Here’s today’s tip: A politician thinks of the next election; a statesman thinks of the next generation.
I love this quote from James Freeman Clarke. Whether you are Democrat, Republican, Libertarian or Alien, I imagine that you are nodding your head in agreement with Mr. Clarke. Too many politicians of all stripes fall into this trap.
There may be times when you have to take hard votes, but when you find yourself justifying a vote against principle by saying, “Well, I’ve got to get re-elected if i’m going to really change things…” then you’re doing something wrong. A strong accountability system is key to staying on the right side of this line.
As an elected official, you have a moral and fiduciary responsibility to your constituents. You need to be examining the long and short game in government. This frequently means looking beyond the immediate passions of voters, to what is going to serve them best down the line.
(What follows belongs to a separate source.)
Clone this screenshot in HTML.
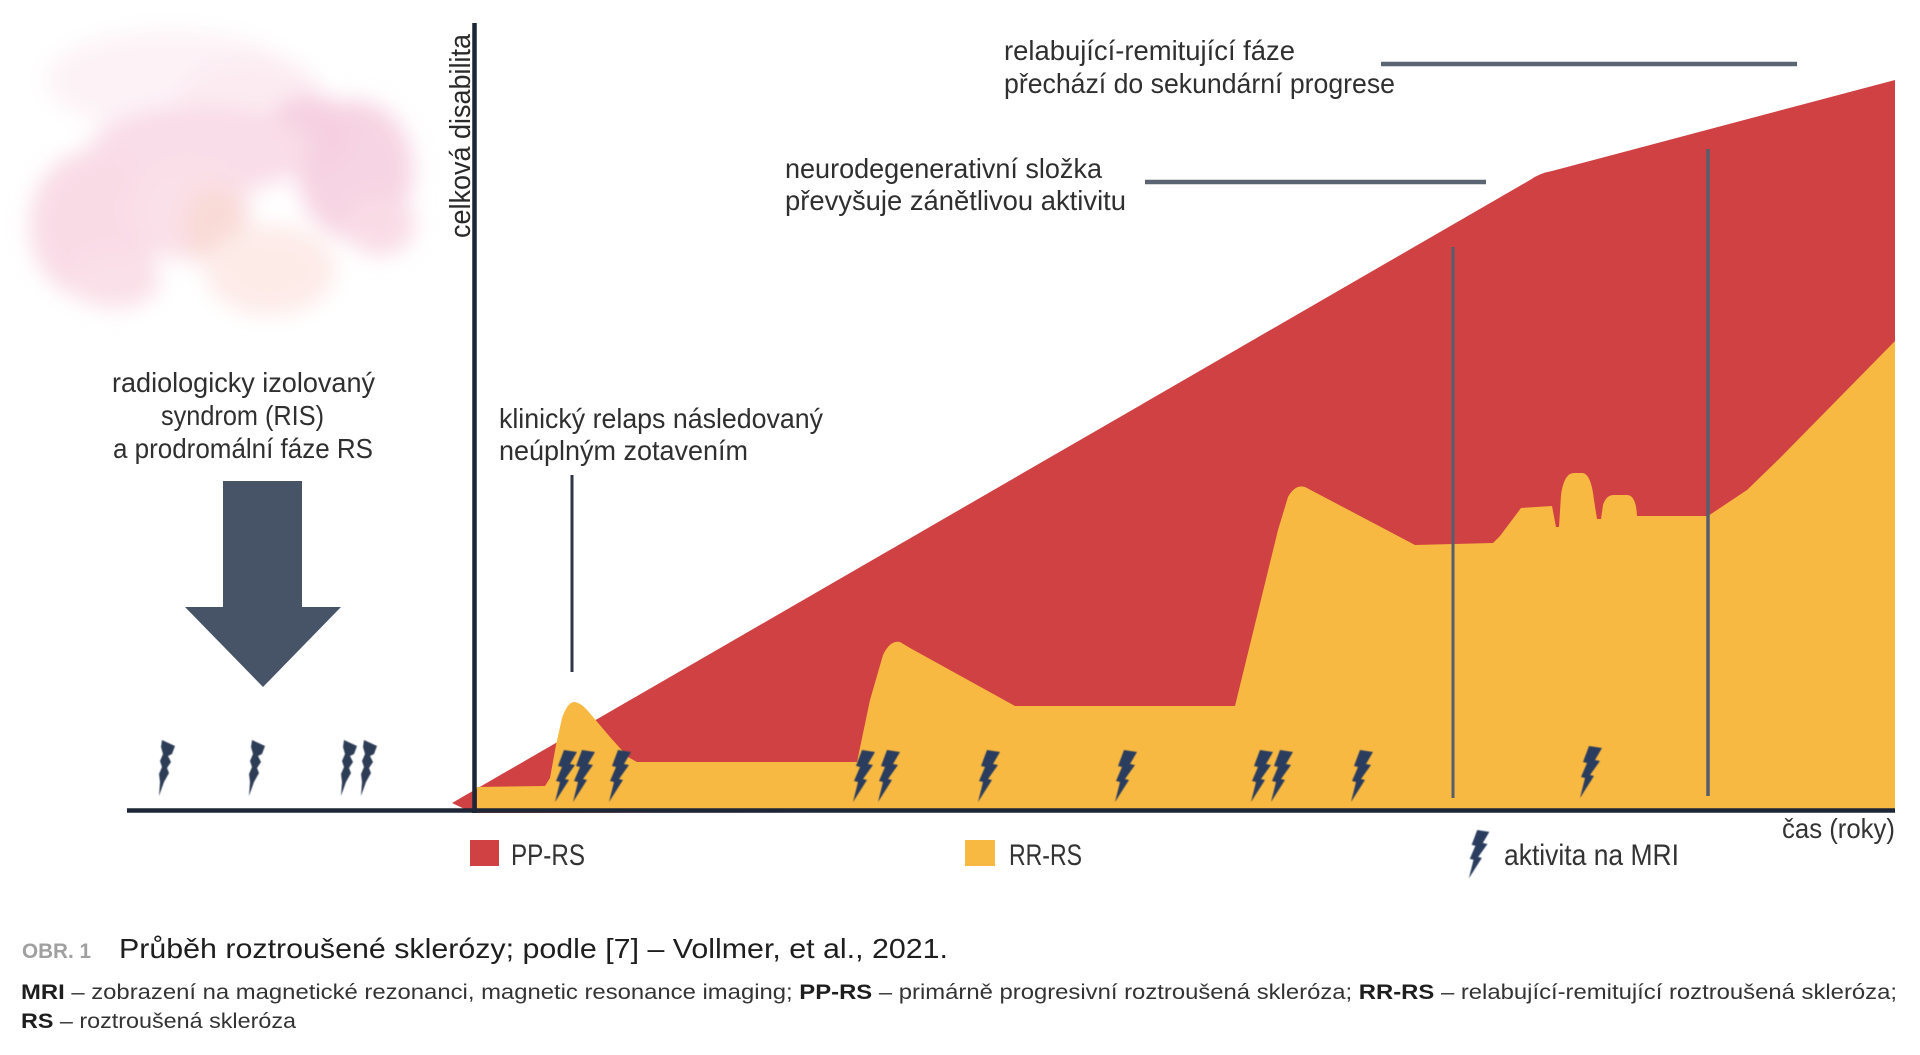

When voters are nearsighted, you need to focus further out.
This is the purpose of a representative democracy like ours. We elect people who are supposed to give the decisions they make more thought than we can and consider them carefully.
If you know that something is the right action to take, do it. Even if you think it’ll make your next election harder. Do the work to communicate your WHY to your constituents and, if that turns out to be impossible, know that there are some things worth losing elections.
A politician thinks of the next election; a statesman thinks of the next generation.